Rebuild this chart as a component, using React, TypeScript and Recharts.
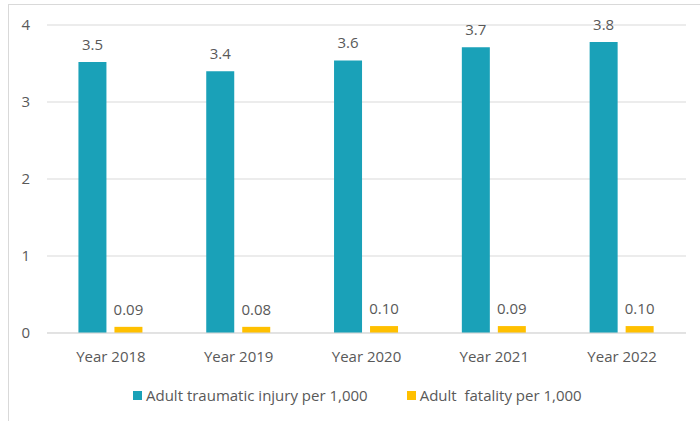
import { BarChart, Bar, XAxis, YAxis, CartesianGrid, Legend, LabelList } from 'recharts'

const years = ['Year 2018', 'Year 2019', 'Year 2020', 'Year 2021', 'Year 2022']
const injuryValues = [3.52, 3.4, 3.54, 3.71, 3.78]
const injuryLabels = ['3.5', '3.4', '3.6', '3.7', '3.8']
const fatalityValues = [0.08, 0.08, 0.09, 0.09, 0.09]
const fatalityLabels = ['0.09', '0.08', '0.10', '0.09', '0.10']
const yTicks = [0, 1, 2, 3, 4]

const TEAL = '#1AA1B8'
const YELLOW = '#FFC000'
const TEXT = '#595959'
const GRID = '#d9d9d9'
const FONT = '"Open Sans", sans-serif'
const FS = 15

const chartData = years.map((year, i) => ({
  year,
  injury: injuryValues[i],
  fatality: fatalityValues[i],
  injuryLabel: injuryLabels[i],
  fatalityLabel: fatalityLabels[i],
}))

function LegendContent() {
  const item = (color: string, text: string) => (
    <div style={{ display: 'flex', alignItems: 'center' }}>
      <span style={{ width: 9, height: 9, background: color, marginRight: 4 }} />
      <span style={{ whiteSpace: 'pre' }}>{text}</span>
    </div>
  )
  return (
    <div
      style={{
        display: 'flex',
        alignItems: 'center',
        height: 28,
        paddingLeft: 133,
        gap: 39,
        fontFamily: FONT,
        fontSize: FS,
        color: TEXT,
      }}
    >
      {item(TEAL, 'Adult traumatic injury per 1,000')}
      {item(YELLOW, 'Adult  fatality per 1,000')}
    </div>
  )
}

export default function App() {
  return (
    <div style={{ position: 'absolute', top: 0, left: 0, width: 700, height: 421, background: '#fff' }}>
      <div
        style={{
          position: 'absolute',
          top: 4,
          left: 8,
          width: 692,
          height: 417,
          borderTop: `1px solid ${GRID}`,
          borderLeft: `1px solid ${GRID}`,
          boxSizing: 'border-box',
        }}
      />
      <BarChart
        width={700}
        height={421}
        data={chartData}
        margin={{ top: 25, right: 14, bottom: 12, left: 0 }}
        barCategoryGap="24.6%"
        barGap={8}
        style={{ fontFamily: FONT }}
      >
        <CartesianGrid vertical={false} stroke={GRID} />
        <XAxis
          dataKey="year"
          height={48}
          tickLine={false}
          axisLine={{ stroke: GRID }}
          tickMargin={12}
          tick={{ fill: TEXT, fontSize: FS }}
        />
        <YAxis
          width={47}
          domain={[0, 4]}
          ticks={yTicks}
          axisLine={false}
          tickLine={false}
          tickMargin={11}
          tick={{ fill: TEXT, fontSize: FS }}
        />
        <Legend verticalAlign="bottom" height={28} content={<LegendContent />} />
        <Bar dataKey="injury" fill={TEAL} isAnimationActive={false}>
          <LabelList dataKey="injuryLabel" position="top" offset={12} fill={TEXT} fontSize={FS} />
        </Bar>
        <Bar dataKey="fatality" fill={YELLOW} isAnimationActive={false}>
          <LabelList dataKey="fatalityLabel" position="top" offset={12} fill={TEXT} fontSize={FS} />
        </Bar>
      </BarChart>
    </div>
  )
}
★ ★ ★ ★ ★
> _Required task_: Pictures are excluded: retype only the lines from the beginning of the listing above through the line with "CartesianGrid, Legend, LabelList", both included.

> _Solution below_:
Rebuild this chart as a component, using React, TypeScript and Recharts.
import { BarChart, Bar, XAxis, YAxis, CartesianGrid, Legend, LabelList } from 'recharts'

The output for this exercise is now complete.